Find generator of multiplicative group of $\mathbb{F}_{27}$

Question

I have a finite field $\mathbb{F}_{27}$. I need to find an element of order 13. I know that multiplicative group of this field is cyclic with order 26. So I want to find a generator $g$ of this cyclic group, then $g^2$ will have order 13. Also I know that all elements of this field can be represented by polynomials from $\mathbb{F}_3[t]$, where t is root of irreducible polynom $x^3-x-1$.

Probably we can find generator of $\mathbb{Z}_{26}$ and than build an isomorphism to $\mathbb{F}_{27}\setminus 0$.

Anyway I don't know were to start.

Thanks!

Answer 1

Start with finding the order of, say, $t$. It can't be $2$ (since $t^2-1\neq0$), so it's either $13$ or $26$. So either $t$ or $t^2$ is the one you're looking for.

Answer 2

Nothing wrong with Arthur's answer.
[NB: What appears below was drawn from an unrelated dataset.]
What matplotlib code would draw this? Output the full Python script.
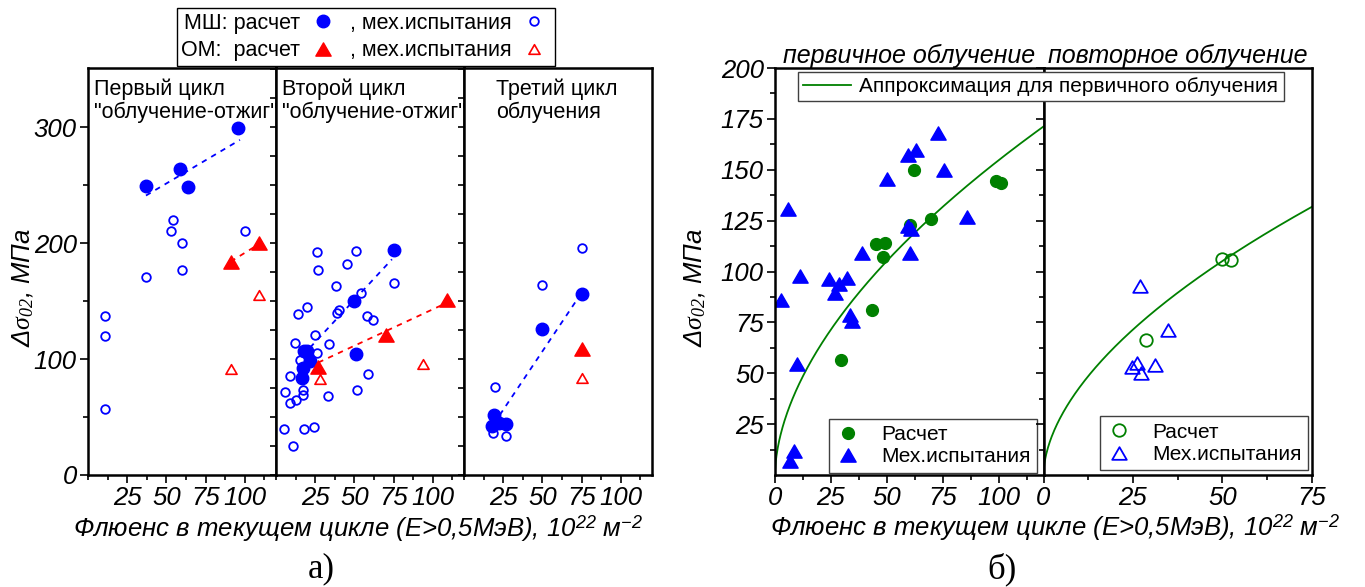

But the Frobenius automorphism (or Freshman's dream) makes the calculation very easy:

Let $t$ be a zero of $x^3-x-1$. Then $t^3=t+1$. Consequently $$t^9=(t^3)^3=(t+1)^3=t^3+1=t+2=t-1.$$ Implying that $$t^{13}=t^{1+3+9}=t(t+1)(t-1)=t^3-t=1.$$ As $13$ is a prime and $t\neq1$, we can conclude that $t$ has order $13$.

It may be worth noting that $-t$ is then of order $26$, just in case you need a generator of $\Bbb{F}_{27}^*$.